Supplied data:
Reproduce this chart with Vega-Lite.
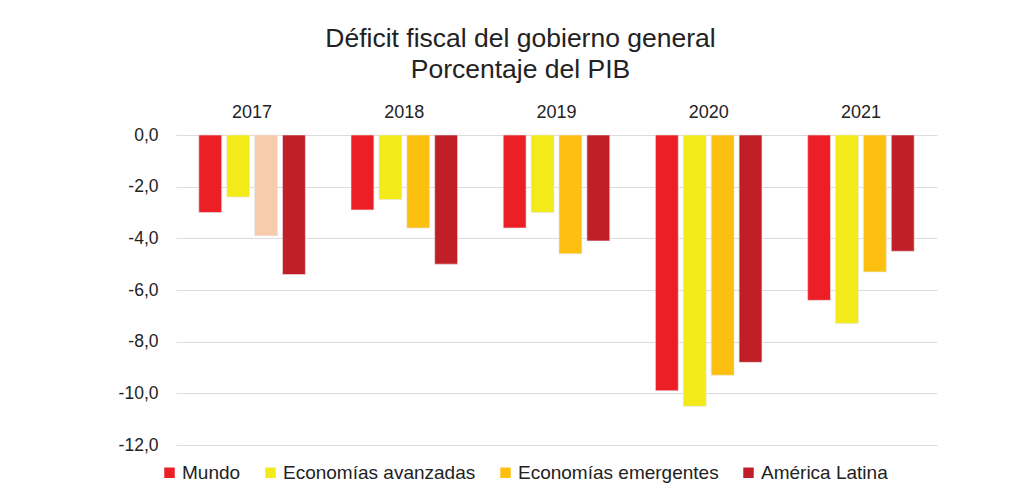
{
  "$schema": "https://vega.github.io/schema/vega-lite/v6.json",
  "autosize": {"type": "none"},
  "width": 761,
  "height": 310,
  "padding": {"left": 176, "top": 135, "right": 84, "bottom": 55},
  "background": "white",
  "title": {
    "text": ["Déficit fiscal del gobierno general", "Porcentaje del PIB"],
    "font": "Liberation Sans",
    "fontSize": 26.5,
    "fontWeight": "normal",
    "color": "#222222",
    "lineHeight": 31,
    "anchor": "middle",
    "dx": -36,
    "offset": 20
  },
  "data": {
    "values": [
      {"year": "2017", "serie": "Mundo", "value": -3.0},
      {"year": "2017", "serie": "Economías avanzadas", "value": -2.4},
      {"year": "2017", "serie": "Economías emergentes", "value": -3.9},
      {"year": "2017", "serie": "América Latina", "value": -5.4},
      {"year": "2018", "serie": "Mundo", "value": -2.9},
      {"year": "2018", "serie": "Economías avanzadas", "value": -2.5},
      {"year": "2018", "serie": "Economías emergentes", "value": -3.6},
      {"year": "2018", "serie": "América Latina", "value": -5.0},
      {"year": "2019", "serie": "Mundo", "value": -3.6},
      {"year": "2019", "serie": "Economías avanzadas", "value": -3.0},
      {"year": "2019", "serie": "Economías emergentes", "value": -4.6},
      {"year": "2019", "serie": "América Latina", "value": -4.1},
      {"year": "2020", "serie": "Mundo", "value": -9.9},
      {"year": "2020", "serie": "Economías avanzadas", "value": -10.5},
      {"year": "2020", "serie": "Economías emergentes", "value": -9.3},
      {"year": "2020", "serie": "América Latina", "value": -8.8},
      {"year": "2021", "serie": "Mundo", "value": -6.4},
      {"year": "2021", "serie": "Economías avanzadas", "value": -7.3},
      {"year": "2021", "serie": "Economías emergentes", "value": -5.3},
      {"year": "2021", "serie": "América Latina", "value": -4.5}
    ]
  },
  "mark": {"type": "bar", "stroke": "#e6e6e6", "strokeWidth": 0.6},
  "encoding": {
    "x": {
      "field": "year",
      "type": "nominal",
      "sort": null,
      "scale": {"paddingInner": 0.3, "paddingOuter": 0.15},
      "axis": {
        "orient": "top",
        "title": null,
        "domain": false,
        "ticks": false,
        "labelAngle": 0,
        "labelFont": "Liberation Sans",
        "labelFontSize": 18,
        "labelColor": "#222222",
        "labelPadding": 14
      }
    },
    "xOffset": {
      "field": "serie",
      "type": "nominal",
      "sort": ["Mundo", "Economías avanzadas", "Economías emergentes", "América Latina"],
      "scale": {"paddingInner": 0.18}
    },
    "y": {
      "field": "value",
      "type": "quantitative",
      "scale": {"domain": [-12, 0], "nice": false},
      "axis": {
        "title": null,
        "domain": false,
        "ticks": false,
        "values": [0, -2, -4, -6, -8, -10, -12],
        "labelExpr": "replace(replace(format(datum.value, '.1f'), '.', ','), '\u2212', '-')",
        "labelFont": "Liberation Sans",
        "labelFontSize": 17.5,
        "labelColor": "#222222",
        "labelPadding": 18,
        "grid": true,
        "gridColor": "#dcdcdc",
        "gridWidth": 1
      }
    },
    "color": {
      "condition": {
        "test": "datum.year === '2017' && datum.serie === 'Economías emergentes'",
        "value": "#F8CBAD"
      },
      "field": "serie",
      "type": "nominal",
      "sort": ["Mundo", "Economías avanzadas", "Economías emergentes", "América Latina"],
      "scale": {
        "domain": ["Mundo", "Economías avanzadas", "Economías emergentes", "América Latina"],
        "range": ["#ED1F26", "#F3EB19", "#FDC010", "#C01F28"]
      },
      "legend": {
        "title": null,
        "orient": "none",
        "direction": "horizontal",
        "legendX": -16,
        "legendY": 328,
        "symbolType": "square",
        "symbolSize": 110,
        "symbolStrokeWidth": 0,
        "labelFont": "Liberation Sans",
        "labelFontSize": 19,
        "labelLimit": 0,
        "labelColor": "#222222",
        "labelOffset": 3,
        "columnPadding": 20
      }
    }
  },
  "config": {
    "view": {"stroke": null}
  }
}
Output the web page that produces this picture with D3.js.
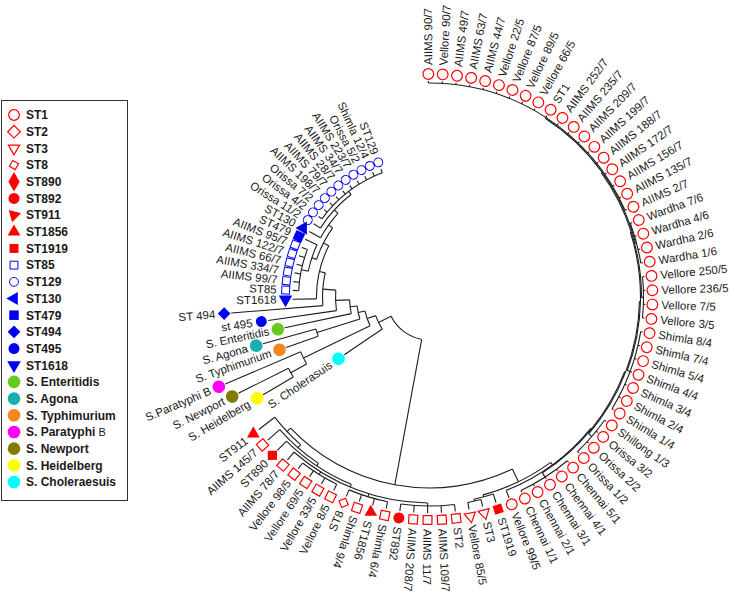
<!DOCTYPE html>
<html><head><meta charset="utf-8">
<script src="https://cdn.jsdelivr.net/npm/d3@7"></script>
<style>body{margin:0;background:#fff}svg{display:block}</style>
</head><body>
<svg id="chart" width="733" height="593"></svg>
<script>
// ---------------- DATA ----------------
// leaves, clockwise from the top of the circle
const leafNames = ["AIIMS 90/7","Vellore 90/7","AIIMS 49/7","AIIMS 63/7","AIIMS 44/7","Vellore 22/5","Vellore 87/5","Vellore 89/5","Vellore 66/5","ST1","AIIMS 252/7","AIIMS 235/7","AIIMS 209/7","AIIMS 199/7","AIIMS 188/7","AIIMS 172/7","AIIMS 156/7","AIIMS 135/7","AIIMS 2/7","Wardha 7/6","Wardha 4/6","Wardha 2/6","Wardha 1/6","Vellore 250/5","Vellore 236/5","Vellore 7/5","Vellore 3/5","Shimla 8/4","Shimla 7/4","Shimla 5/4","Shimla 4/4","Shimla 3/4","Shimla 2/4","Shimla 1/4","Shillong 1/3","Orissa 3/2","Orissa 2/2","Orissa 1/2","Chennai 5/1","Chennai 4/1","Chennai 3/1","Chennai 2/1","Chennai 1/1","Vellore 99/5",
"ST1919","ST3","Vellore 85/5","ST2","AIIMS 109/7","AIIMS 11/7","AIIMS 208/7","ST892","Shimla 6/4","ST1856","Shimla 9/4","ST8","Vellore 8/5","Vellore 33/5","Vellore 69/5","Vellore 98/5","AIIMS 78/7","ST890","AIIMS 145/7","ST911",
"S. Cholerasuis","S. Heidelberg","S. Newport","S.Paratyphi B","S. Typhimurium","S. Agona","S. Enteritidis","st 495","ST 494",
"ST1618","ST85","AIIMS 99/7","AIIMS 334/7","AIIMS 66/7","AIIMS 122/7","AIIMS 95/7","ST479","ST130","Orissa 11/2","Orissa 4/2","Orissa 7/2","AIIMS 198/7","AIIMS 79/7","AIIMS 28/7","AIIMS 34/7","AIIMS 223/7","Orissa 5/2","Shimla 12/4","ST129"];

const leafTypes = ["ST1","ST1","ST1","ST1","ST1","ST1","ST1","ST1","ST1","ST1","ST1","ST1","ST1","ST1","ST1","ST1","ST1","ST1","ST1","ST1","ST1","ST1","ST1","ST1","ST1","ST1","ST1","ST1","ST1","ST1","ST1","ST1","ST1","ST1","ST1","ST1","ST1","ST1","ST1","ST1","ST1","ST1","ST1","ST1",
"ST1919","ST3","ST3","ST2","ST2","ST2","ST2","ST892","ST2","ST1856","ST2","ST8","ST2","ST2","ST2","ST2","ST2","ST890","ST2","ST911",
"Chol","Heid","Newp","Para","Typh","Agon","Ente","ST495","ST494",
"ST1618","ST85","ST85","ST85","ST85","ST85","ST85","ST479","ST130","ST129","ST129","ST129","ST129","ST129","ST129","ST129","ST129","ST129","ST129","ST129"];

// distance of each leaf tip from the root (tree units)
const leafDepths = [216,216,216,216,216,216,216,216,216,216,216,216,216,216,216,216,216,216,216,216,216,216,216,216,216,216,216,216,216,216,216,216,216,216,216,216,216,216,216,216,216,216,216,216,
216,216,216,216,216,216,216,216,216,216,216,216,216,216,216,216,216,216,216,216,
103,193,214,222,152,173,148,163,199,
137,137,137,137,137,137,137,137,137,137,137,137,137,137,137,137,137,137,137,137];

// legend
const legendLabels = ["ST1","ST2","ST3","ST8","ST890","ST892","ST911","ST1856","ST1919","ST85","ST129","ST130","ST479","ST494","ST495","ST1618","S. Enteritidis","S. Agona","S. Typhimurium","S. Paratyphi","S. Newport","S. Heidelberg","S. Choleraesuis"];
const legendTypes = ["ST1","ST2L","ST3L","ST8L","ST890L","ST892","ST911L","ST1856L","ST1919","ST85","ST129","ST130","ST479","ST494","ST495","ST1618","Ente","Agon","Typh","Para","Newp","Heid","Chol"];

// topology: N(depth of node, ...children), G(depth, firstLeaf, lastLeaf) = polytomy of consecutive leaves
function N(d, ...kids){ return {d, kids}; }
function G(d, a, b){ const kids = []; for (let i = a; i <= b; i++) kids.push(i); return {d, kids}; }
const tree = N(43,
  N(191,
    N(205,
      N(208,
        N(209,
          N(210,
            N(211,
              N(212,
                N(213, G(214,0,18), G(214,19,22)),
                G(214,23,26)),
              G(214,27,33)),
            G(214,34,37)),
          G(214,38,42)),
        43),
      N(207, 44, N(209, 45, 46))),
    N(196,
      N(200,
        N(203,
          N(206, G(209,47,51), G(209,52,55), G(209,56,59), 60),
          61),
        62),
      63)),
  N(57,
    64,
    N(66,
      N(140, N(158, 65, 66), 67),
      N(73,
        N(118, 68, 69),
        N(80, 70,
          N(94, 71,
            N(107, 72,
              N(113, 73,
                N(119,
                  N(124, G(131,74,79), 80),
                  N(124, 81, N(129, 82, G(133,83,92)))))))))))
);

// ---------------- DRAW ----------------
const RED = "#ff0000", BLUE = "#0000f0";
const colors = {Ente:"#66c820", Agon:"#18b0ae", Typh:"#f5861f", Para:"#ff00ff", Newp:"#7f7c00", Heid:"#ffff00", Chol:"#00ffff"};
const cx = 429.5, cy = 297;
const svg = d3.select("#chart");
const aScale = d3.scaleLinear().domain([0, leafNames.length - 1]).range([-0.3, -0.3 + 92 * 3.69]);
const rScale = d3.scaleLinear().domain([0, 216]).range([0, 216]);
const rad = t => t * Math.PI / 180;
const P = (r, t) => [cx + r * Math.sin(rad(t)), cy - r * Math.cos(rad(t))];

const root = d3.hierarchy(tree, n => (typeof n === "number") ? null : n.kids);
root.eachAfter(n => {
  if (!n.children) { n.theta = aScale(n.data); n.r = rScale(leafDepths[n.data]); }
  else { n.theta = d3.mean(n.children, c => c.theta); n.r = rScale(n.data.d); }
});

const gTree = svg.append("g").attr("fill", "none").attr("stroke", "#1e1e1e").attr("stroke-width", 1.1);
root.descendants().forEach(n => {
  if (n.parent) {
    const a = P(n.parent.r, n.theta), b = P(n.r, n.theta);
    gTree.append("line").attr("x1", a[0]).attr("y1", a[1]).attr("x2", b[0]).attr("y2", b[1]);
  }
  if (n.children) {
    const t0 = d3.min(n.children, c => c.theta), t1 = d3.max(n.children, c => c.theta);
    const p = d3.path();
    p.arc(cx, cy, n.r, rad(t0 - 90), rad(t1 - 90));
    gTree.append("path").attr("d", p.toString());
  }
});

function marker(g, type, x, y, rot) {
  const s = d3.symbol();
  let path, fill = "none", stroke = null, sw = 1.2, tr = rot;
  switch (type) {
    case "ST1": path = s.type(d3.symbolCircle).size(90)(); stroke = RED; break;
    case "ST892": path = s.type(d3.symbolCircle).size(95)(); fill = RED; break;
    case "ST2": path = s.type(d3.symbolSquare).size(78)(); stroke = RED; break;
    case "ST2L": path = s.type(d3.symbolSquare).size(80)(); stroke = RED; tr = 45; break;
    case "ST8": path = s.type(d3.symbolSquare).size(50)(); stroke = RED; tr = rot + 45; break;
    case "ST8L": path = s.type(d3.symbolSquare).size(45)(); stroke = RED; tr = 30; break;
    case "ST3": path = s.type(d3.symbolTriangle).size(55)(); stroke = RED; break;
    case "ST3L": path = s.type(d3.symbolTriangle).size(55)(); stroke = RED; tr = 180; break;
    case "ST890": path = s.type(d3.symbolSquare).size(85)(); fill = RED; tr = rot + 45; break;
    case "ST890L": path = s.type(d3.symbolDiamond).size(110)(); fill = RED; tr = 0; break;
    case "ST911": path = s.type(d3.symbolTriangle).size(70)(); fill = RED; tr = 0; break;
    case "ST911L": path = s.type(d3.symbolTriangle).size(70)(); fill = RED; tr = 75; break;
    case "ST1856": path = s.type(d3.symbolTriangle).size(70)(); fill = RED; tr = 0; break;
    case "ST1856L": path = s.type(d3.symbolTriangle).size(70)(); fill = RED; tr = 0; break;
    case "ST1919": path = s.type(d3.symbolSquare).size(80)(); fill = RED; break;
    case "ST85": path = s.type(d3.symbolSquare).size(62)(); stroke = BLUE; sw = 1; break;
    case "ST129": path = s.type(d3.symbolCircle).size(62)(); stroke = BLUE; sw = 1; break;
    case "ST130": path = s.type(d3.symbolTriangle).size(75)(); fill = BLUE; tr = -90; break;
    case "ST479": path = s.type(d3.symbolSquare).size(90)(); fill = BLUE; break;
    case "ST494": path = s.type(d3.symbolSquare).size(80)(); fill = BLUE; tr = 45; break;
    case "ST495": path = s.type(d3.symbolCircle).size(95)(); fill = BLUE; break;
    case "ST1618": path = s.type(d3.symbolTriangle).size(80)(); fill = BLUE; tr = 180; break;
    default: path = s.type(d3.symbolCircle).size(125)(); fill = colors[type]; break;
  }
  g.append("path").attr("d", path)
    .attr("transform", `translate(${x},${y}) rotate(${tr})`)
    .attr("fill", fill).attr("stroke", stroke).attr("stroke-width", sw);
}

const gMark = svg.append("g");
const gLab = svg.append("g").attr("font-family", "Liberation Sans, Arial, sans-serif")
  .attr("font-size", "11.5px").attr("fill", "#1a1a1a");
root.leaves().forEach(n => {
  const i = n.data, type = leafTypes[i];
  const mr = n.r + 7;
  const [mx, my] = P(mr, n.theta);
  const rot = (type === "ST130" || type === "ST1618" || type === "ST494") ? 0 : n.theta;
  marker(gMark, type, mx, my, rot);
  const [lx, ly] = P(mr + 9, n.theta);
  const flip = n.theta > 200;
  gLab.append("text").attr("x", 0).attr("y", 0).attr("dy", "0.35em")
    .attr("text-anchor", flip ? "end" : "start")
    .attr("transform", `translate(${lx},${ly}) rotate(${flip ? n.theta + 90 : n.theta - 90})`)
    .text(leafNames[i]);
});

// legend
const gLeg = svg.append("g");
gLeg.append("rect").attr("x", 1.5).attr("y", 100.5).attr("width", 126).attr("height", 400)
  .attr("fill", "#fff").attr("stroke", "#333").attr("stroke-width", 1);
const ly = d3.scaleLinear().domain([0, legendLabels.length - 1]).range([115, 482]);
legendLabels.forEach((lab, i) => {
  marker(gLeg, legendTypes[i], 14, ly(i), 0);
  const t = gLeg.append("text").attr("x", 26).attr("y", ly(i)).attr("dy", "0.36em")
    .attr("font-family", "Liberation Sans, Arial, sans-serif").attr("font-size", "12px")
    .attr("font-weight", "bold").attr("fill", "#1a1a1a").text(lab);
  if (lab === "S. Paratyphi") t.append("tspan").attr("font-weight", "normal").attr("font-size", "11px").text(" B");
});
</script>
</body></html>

The problem: Lines that hold the word "this" are the ones to return, every one of them.

Complete output:
Reproduce this chart with Vega-Lite.
Output the web page that produces this picture with D3.js.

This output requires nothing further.